Economic and Environmental aspect
- Beforethe invention of Haber’s process another method known as Cyanamid process was used to manufacture ammonia, but this process consumed a large amount of electrical power and was far more labor intensive.
- Now the Haber’s process produces 450 million tons of nitrogen fertilizer per year. This is mostly anhydrous form of ammonia, ammonium nitrate and urea. The Haber’s process consumes about 3-5% of the world natural gas i.e. about 1-2% of worlds energy.
- Combining ammonia with herbicides and pesticides leads to an increase in the productivity of agricultural land:
- The crops that are harvested in the year 2000 would have required about four times more land to get average yield in year 1900 and the cultivated area would have required approximately half of the ice-free continents than 15% of the land that it is required today.
- The manufacturing of ammonia also participated in climatic change and many other environmental problems like leaching of nitrates into ground water, lakes, ponds and rivers; natural eco system is also affected from the deposition of nitrates and ammonia; eutrophication is also taking place as a result dead zones are expanding in coastal ocean waters; manufacturing of ammonia also causing greenhouse effect as it emits large amount of nitrous oxide (N2O) and becomes third important greenhouse gas followed by CO2 and CH4.
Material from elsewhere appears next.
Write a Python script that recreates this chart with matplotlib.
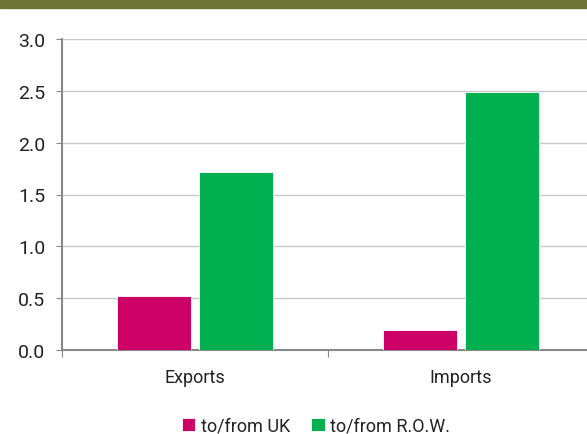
import numpy as np
import matplotlib.pyplot as plt
from matplotlib.patches import Rectangle

plt.rcParams['font.family'] = ['Roboto', 'DejaVu Sans']

# 데이터
categories = ['Exports', 'Imports']
series_names = ['to/from UK', 'to/from R.O.W.']
uk_values = [0.52, 0.19]
row_values = [1.72, 2.49]
y_ticks = [0.0, 0.5, 1.0, 1.5, 2.0, 2.5, 3.0]

fig = plt.figure(figsize=(5.87, 4.35), dpi=100)

# 상단 띠
fig.patches.append(Rectangle((0, 1 - 9 / 435), 1, 9 / 435, transform=fig.transFigure,
                             color='#6E7436', zorder=0))

ax = fig.add_axes([62 / 587, 84 / 435, 532 / 587, 311 / 435])

x = np.arange(len(categories))
w = 0.275
off = 0.154
ax.bar(x - off, uk_values, w, color='#CC0066', edgecolor='white', linewidth=0.6,
       label=series_names[0], zorder=3)
ax.bar(x + off, row_values, w, color='#00B050', edgecolor='white', linewidth=0.6,
       label=series_names[1], zorder=3)

ax.set_xlim(-0.5, len(categories) - 0.5)
ax.set_ylim(0, 3.0)
ax.set_yticks(y_ticks)
ax.set_yticklabels([f'{v:.1f}' for v in y_ticks])
ax.yaxis.grid(True, color='#C8C8C8', linewidth=1)
ax.set_axisbelow(True)

# x축: 카테고리 경계에 눈금
ax.set_xticks(np.arange(len(categories) + 1) - 0.5)
ax.set_xticklabels([])
ax.set_xticks(x, minor=True)
ax.set_xticklabels(categories, minor=True)
ax.tick_params(axis='x', which='major', length=5, color='#888888', direction='out')
ax.tick_params(axis='x', which='minor', length=0, pad=13, labelsize=13, labelcolor='#222222')
ax.tick_params(axis='y', length=4, color='#888888', labelsize=14, labelcolor='#222222', pad=8)

for s in ['top', 'right']:
    ax.spines[s].set_visible(False)
for s in ['left', 'bottom']:
    ax.spines[s].set_color('#888888')
    ax.spines[s].set_linewidth(1.5)

fig.legend(loc='center', bbox_to_anchor=(316 / 587, 1 - 427 / 435), ncol=2, frameon=False,
           fontsize=13, handlelength=0.75, handleheight=0.75, handletextpad=0.3,
           columnspacing=1.2, labelcolor='#222222')

plt.savefig('out.png', dpi=100)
- The Haber-Bosch process is considered one of the largest contributors for building up of a reactive nitrogen in the biosphere which cause anthropogenic disturbance to the
- nitrogen cycle.
- The nitrogen use efficiency that is typically less than fifty percentage of the farm runoff from excess heavy use of fixed industrial nitrogen damaging biological habitats.
- Around 50% of nitrogen that is present in human tissues is originated from Haber-Bosch process.
Generally, no significant health effects can be found in humans that are exposed to natural environmental concentrations of ammonia but if the concentrations exceed than some of the instructions are as follows:
- While dealing with products containing ammonia, the area should be well ventilated.
- Wear proper clothing and eye protection.
- Extreme exposures to this chemical can irritate skin, eyes and lungs.
- Mixing of ammonia with chlorine bleach can be very toxic as it produces chloramines which is very toxic and can cause chest pain, shortness of breath, nausea, irritation to nose, eyes and throat and even fluid into the lungs.
- Accidental swallowing to this chemical can burn the mouth, throat, stomach and, can cause severe abdominal pain.